TASK
Retype only what runs from the beginning of the data through the line with "0.99, 1.0, 1.0, 0];"; please omit the pictures and keep every line exact.
[Start of DATA SECTION]
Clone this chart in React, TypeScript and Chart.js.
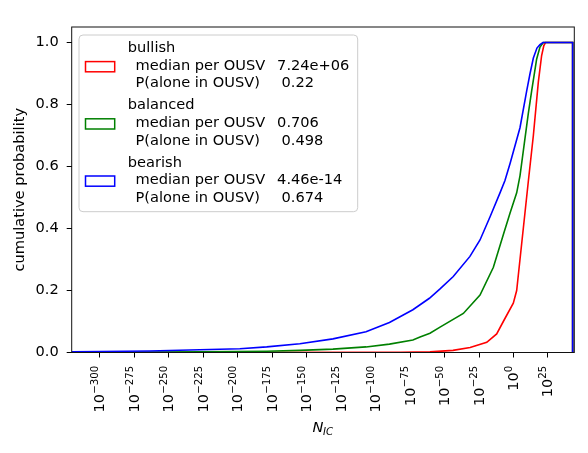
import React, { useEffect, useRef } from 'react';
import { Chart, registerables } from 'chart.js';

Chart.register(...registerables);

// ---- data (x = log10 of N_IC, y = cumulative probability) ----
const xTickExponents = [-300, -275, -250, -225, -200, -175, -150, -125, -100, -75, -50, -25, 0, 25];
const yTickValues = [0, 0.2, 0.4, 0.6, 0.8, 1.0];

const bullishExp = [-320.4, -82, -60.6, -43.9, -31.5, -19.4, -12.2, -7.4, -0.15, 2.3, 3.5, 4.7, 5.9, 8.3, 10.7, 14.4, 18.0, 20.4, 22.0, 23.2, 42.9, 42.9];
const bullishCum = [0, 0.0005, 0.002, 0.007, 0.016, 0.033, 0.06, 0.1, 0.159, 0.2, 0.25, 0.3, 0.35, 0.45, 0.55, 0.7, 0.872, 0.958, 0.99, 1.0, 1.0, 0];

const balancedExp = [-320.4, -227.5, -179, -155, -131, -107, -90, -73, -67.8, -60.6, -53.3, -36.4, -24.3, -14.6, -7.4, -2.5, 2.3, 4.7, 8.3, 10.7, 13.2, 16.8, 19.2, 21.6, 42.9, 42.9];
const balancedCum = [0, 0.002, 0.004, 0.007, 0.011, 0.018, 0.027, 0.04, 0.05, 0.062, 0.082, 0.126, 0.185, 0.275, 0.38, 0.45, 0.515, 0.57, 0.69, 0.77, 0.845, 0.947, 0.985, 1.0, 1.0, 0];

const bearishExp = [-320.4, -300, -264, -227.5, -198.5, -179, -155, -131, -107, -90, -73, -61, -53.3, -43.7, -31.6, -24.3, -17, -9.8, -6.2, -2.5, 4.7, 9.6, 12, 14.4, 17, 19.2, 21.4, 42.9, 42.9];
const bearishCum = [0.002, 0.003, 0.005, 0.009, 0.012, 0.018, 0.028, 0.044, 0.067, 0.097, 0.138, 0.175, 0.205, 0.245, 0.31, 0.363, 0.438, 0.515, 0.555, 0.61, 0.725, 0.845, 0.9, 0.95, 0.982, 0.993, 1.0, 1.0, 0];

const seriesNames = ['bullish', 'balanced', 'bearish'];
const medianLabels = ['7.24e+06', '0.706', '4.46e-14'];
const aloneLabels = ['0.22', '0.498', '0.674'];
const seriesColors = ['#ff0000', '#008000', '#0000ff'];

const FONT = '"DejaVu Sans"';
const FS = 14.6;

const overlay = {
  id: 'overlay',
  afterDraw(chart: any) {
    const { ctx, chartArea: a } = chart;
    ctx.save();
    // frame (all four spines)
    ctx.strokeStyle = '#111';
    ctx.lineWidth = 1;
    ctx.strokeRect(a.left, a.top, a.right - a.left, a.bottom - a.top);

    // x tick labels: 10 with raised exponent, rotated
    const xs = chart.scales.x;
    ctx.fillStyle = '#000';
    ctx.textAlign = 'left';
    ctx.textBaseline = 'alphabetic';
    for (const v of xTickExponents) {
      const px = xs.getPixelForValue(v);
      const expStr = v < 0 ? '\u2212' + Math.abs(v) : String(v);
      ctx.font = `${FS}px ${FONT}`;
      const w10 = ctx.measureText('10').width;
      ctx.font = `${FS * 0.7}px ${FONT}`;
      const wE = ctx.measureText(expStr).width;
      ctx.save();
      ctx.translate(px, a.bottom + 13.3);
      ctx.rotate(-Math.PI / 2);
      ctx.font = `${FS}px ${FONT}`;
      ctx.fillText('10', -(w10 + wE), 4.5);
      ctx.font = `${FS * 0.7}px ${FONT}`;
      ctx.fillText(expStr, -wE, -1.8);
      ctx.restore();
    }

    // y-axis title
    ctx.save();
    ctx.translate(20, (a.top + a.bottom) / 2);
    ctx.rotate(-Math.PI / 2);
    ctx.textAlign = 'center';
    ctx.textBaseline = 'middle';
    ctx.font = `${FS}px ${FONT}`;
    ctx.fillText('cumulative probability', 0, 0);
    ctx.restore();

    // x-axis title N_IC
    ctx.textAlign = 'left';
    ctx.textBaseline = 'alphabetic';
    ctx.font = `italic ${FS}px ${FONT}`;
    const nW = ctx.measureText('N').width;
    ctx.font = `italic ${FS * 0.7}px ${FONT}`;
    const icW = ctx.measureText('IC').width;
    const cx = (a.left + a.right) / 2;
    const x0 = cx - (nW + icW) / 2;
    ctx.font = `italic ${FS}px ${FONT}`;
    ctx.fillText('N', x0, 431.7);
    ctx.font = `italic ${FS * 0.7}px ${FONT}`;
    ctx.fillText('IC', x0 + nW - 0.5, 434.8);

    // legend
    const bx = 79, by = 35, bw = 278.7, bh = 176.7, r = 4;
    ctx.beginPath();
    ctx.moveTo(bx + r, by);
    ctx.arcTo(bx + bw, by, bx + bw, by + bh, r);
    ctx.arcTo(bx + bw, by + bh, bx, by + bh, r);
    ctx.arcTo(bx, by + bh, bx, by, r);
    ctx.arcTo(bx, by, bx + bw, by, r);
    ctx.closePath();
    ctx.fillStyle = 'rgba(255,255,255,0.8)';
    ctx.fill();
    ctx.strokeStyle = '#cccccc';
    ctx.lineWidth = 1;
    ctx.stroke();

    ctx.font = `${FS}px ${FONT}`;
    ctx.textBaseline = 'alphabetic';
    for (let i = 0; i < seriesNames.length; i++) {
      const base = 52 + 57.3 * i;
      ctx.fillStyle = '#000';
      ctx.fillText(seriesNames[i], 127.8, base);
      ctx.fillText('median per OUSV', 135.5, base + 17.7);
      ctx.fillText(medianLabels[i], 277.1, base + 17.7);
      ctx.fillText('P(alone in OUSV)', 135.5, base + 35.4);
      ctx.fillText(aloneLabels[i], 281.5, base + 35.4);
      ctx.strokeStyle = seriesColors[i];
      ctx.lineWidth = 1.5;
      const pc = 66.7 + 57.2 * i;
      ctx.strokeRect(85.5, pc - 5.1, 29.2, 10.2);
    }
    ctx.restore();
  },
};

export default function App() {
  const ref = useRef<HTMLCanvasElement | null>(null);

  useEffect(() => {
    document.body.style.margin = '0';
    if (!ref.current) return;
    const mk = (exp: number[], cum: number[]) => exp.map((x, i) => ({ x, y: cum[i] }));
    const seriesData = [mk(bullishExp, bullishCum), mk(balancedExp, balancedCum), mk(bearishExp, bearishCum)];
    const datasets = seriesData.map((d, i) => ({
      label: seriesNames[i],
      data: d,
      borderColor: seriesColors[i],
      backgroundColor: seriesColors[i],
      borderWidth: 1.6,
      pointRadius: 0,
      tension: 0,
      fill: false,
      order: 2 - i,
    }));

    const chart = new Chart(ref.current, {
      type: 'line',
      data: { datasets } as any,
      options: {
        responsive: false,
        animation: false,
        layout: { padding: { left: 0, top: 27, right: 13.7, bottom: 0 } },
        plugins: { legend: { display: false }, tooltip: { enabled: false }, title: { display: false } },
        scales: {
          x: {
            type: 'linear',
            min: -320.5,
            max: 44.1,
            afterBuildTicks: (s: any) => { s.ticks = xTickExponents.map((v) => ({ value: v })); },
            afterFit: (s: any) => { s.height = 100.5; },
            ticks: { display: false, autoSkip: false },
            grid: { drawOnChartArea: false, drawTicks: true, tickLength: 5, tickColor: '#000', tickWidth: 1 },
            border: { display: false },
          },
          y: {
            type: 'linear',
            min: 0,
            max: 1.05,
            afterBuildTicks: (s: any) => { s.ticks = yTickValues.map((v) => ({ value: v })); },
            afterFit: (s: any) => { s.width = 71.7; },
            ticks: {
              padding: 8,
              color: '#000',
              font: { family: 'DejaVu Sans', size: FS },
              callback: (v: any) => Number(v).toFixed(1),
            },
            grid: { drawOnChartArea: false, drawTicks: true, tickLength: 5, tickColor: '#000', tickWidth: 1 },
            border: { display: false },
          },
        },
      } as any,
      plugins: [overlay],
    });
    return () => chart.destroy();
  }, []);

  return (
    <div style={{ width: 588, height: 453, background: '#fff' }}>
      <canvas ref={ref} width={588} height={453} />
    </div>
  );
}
[End of DATA SECTION]
FINISHED EXERCISE
Clone this chart in React, TypeScript and Chart.js.
import React, { useEffect, useRef } from 'react';
import { Chart, registerables } from 'chart.js';

Chart.register(...registerables);

// ---- data (x = log10 of N_IC, y = cumulative probability) ----
const xTickExponents = [-300, -275, -250, -225, -200, -175, -150, -125, -100, -75, -50, -25, 0, 25];
const yTickValues = [0, 0.2, 0.4, 0.6, 0.8, 1.0];

const bullishExp = [-320.4, -82, -60.6, -43.9, -31.5, -19.4, -12.2, -7.4, -0.15, 2.3, 3.5, 4.7, 5.9, 8.3, 10.7, 14.4, 18.0, 20.4, 22.0, 23.2, 42.9, 42.9];
const bullishCum = [0, 0.0005, 0.002, 0.007, 0.016, 0.033, 0.06, 0.1, 0.159, 0.2, 0.25, 0.3, 0.35, 0.45, 0.55, 0.7, 0.872, 0.958, 0.99, 1.0, 1.0, 0];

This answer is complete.